Even then, a complaint may still be worthwhile, especially if it contributes to pattern detection or identification of local accomplices. But the practical odds of restitution are lower.
XXVI. Practical Legal Bottom Line
The central legal principles can be summarized this way:
1. Task scam websites are often fraud schemes, not failed online jobs.
The key is deceit plus financial loss.
2. The strongest criminal theory is often estafa through false pretenses.
The victim sends money because of lies.
3. The most important evidence is the actual payment trail.
Fake balances matter, but real transfers matter more.
4. Local recipient bank and e-wallet accounts are often the best starting point for recovery.
These are the most actionable leads.
5. Immediate reporting to banks, e-wallets, and law enforcement matters.
Speed improves the chance of tracing.
6. Recovery is possible but difficult.
A complaint is often easier than actual restitution.

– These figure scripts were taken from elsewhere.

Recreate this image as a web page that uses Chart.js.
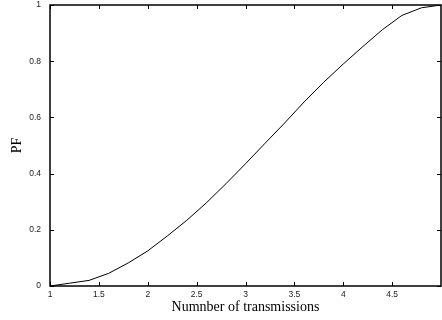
<!DOCTYPE html>
<html>
<head>
<meta charset="utf-8">
<script src="https://cdn.jsdelivr.net/npm/chart.js@4"></script>
<style>
  body { margin: 0; background: #fff; }
  canvas { display: block; }
</style>
</head>
<body>
<canvas id="pfChart" width="442" height="320"></canvas>
<script>
const transmissions = [1, 1.2, 1.4, 1.6, 1.8, 2, 2.2, 2.4, 2.6, 2.8, 3, 3.2, 3.4, 3.6, 3.8, 4, 4.2, 4.4, 4.6, 4.8, 5];
const pf = [0, 0.01, 0.02, 0.045, 0.082, 0.125, 0.178, 0.234, 0.296, 0.364, 0.435, 0.508, 0.58, 0.655, 0.725, 0.79, 0.852, 0.912, 0.963, 0.99, 1];
const xTicks = [1, 1.5, 2, 2.5, 3, 3.5, 4, 4.5];
const yTicks = [0, 0.2, 0.4, 0.6, 0.8, 1];

// box round the plot + tick marks pointing inwards on all four sides
const frame = {
  id: "frame",
  afterDraw(chart) {
    const { ctx, chartArea: a, scales } = chart;
    ctx.save();
    ctx.strokeStyle = "#000";
    ctx.lineWidth = 1;
    ctx.beginPath();
    xTicks.forEach(v => {
      const x = Math.round(scales.x.getPixelForValue(v)) + 0.5;
      ctx.moveTo(x, a.bottom); ctx.lineTo(x, a.bottom - 4);
      ctx.moveTo(x, a.top); ctx.lineTo(x, a.top + 4);
    });
    yTicks.forEach(v => {
      const y = Math.round(scales.y.getPixelForValue(v)) + 0.5;
      ctx.moveTo(a.left, y); ctx.lineTo(a.left + 4, y);
      ctx.moveTo(a.right, y); ctx.lineTo(a.right - 4, y);
    });
    ctx.stroke();
    ctx.lineWidth = 1.5;
    ctx.strokeRect(a.left, a.top, a.right - a.left, a.bottom - a.top);
    ctx.restore();
  }
};

const tickFont = { family: "'Liberation Sans', Arial, sans-serif", size: 8.5 };
const titleFont = { family: "'Liberation Serif', 'Times New Roman', serif", size: 14 };
const plain = v => String(v);

new Chart(document.getElementById("pfChart"), {
  type: "line",
  data: {
    datasets: [{
      data: transmissions.map((x, i) => ({ x, y: pf[i] })),
      borderColor: "#000",
      borderWidth: 1,
      pointRadius: 0,
      tension: 0,
      fill: false
    }]
  },
  options: {
    responsive: false,
    animation: false,
    layout: { padding: { top: 5, right: 1, left: 0, bottom: 0 } },
    plugins: { legend: { display: false }, tooltip: { enabled: false } },
    scales: {
      x: {
        type: "linear",
        min: 1,
        max: 5,
        grid: { display: false, drawTicks: false },
        border: { display: false },
        afterBuildTicks: s => { s.ticks = xTicks.map(value => ({ value })); },
        afterFit: s => { s.height = 34; s.paddingLeft = 0; s.paddingRight = 0; },
        ticks: { font: tickFont, color: "#222", padding: 4, maxRotation: 0, callback: plain },
        title: { display: true, text: "Numnber of transmissions", font: titleFont, color: "#000", padding: { top: 0, bottom: 4 } }
      },
      y: {
        type: "linear",
        min: 0,
        max: 1,
        grid: { display: false, drawTicks: false },
        border: { display: false },
        afterBuildTicks: s => { s.ticks = yTicks.map(value => ({ value })); },
        afterFit: s => { s.width = 50; s.paddingTop = 0; s.paddingBottom = 0; },
        ticks: { font: tickFont, color: "#222", padding: 9, callback: plain },
        title: { display: true, text: "PF", font: titleFont, color: "#000", padding: { top: 9, bottom: 0 } }
      }
    }
  },
  plugins: [frame]
});
</script>
</body>
</html>
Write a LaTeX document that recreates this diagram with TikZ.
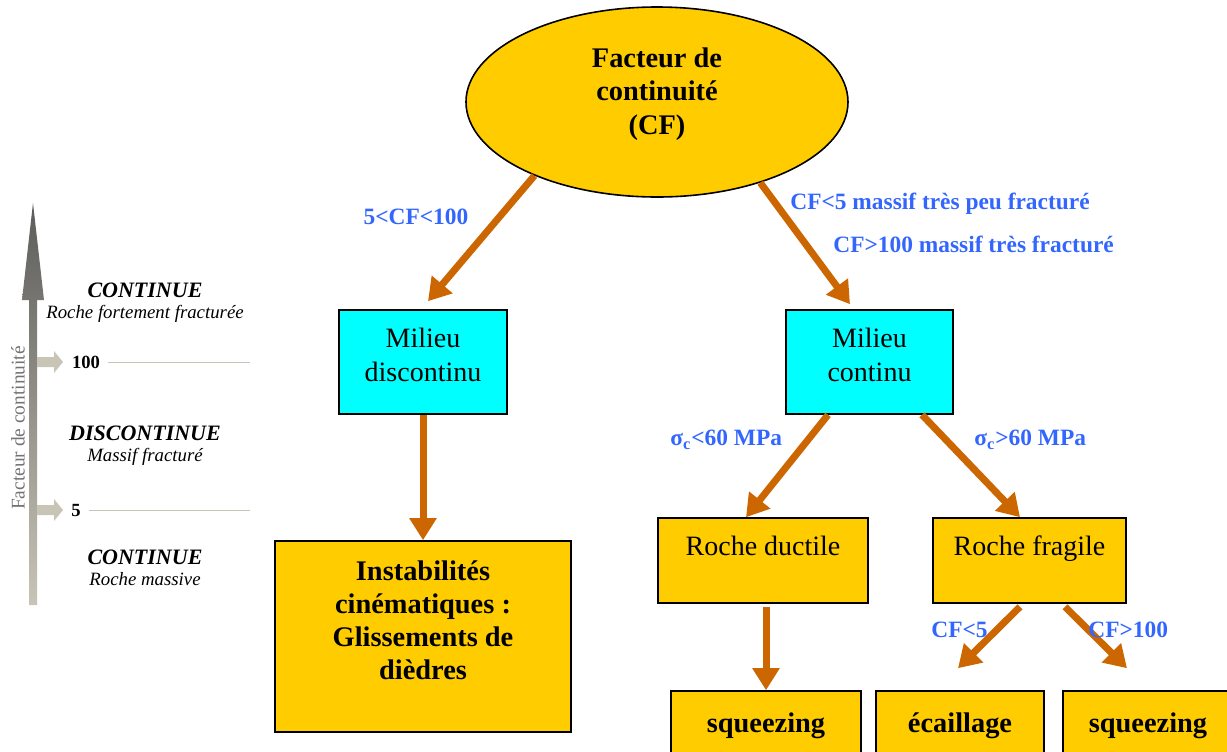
\documentclass[tikz,border=0pt]{standalone}
\usepackage{fontspec}
\setmainfont{Liberation Serif}
\usetikzlibrary{positioning, arrows.meta, shapes.geometric}

\definecolor{gold}{RGB}{255,204,0}
\definecolor{aqua}{RGB}{0,255,255}
\definecolor{rust}{RGB}{204,102,0}
\definecolor{labelblue}{RGB}{51,102,255}
\definecolor{scalegray}{RGB}{200,196,182}
\definecolor{darkscale}{RGB}{92,92,90}

\begin{document}
\begin{tikzpicture}[x=0.5pt, y=-0.5pt,
    % --- STYLES ---
    cf_node/.style={ellipse, draw, fill=gold, line width=0.8pt, inner sep=0pt,
        minimum width=191pt, minimum height=95pt, align=center, text depth=11pt,
        font=\bfseries\fontsize{14.2}{16.8}\selectfont},
    milieu_box/.style={draw, fill=aqua, line width=0.8pt, align=center,
        minimum width=84pt, minimum height=52pt, text depth=7pt,
        font=\fontsize{14}{17}\selectfont},
    roche_box/.style={draw, fill=gold, line width=0.8pt, align=center,
        minimum height=42.5pt, text depth=15pt, font=\fontsize{14}{16}\selectfont},
    result_box/.style={draw, fill=gold, line width=0.8pt, align=center,
        minimum height=35pt, font=\bfseries\fontsize{14.2}{16}\selectfont},
    flow/.style={rust, line width=3.5pt, -{Triangle[length=11pt,width=13pt]}},
    cond/.style={text=labelblue, inner sep=0pt, font=\bfseries\fontsize{11.7}{13}\selectfont},
    zone_title/.style={font=\bfseries\itshape\fontsize{11}{12}\selectfont, inner sep=0pt},
    zone_text/.style={font=\itshape\fontsize{9.4}{11}\selectfont, inner sep=0pt},
    tick_label/.style={font=\bfseries\fontsize{9.3}{10}\selectfont, inner sep=0pt},
    tick_line/.style={scalegray, line width=0.5pt}
]
\useasboundingbox (0,0) rectangle (1227,751);

% --- LEFT SCALE ---
% big shaded arrow
\shade[top color=darkscale, bottom color=scalegray]
    (29,605) -- (29,300) -- (22,300) -- (33,203) -- (44,300) -- (37,300) -- (37,605) -- cycle;
% small arrows at the thresholds
\fill[scalegray] (37,357) -- (54,357) -- (54,351) -- (63,362) -- (54,373) -- (54,367) -- (37,367) -- cycle;
\fill[scalegray] (37,505) -- (54,505) -- (54,499) -- (63,510) -- (54,521) -- (54,515) -- (37,515) -- cycle;

\node[rotate=90, text=black!55, font=\fontsize{9.7}{11}\selectfont] (axis) at (18,428) {Facteur de continuité};

\node[tick_label] (t100) at (86,362) {100};
\node[tick_label] (t5) at (76,510) {5};
\coordinate (t100_end) at (250,362);
\coordinate (t5_end) at (250,510);
\draw[tick_line] ([xshift=4pt]t100.east) -- (t100_end);
\draw[tick_line] ([xshift=4pt]t5.east) -- (t5_end);

\node[zone_title] (z1) at (145,290) {CONTINUE};
\node[zone_text, below=3.5pt of z1] (z1_txt) {Roche fortement fracturée};
\node[zone_title] (z2) at (145,433) {DISCONTINUE};
\node[zone_text, below=3.5pt of z2] (z2_txt) {Massif fracturé};
\node[zone_title] (z3) at (145,557) {CONTINUE};
\node[zone_text, below=3.5pt of z3] (z3_txt) {Roche massive};

% --- TREE ---
\node[cf_node] (cf) at (657,102) {Facteur de\\continuité\\(CF)};

\node[milieu_box] (md) at (423,362) {Milieu\\discontinu};
\node[milieu_box, minimum width=83.5pt] (mc) at (869.5,362) {Milieu\\continu};

\node[draw, fill=gold, line width=0.8pt, align=center, minimum width=148pt, minimum height=95.5pt,
    text depth=16pt, font=\bfseries\fontsize{14.2}{16.5}\selectfont] (ins) at (423,636.5)
    {Instabilités\\cinématiques :\\Glissements de\\dièdres};

\node[roche_box, minimum width=105pt] (rd) at (763,560.5) {Roche ductile};
\node[roche_box, minimum width=96.5pt] (rf) at (1029.5,560.5) {Roche fragile};

\node[result_box, minimum width=95pt] (sq1) at (766,726) {squeezing};
\node[result_box, minimum width=84pt] (ec) at (960,726) {écaillage};
\node[result_box, minimum width=85pt] (sq2) at (1148,726) {squeezing};

% --- ARROWS ---
\draw[flow] (cf.211) -- ([xshift=2.5pt,yshift=4pt]md.north);
\draw[flow] (cf.322) -- ([xshift=-9.75pt,yshift=2.5pt]mc.north);
\draw[flow] (md.south) -- (ins.north);
\draw[flow] ([xshift=-20.75pt]mc.south) -- ([xshift=-8.5pt]rd.north);
\draw[flow] ([xshift=26.25pt]mc.south) -- ([xshift=-4.75pt]rf.north);
\draw[flow] ([yshift=-1.5pt]sq1.north |- rd.south) -- (sq1.north);
\draw[flow] ([xshift=-4.75pt,yshift=-1.5pt]rf.south) -- ([xshift=-1pt,yshift=11pt]ec.north);
\draw[flow] ([xshift=17.75pt,yshift=-1.5pt]rf.south) -- ([xshift=-10.5pt,yshift=11pt]sq2.north);

% --- CONDITIONS ---
\node[cond] (c1) at (416,217) {5<CF<100};
\node[cond, anchor=west] (c2) at (790,204) {CF<5 massif très peu fracturé};
\node[cond, anchor=west] (c3) at (833,244) {CF>100 massif très fracturé};
\node[cond, anchor=west] (c4) at (670,440) {σ\textsubscript{c}<60 MPa};
\node[cond, anchor=west] (c5) at (974,440) {σ\textsubscript{c}>60 MPa};
\node[cond, anchor=west] (c6) at (931,630) {CF<5};
\node[cond, anchor=west] (c7) at (1088,630) {CF>100};

\end{tikzpicture}
\end{document}
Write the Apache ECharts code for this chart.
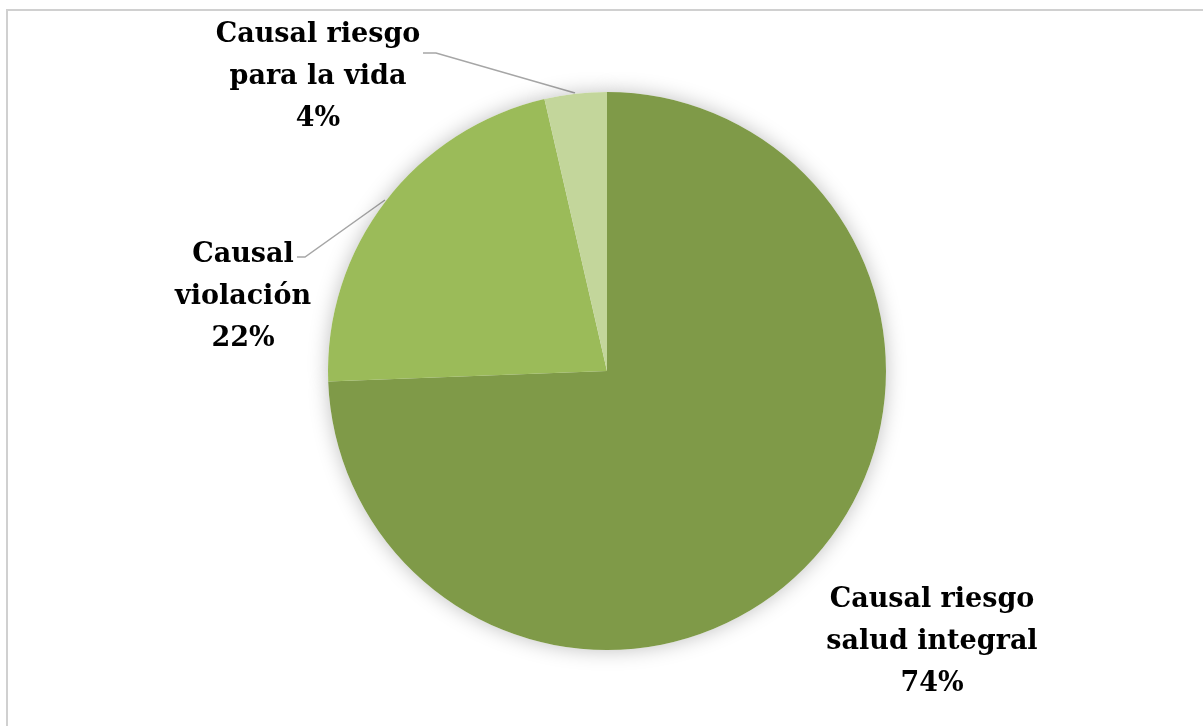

7. Fake recovery offers should be avoided.
They are often second-stage scams.
XXVII. Conclusion
In the Philippines, recovering money from task scam websites is legally possible, but it requires speed, documentation, and realistic expectations. The strongest cases are those that treat the matter as what it usually is: a deceit-based online fraud scheme designed to induce repeated money transfers through fake tasks, fake balances, and fake withdrawal conditions.
The victim’s best legal position usually begins with four things:
- stop sending more money,
- preserve every screenshot and receipt,
- identify every recipient account,
- and prepare a structured fraud complaint grounded on actual losses.
The most practical recovery path often does not begin with the anonymous website itself, but with the Philippine bank accounts, e-wallets, recruiters, and money mules that received the funds. That is where identification, prosecution, and possible restitution most often begin.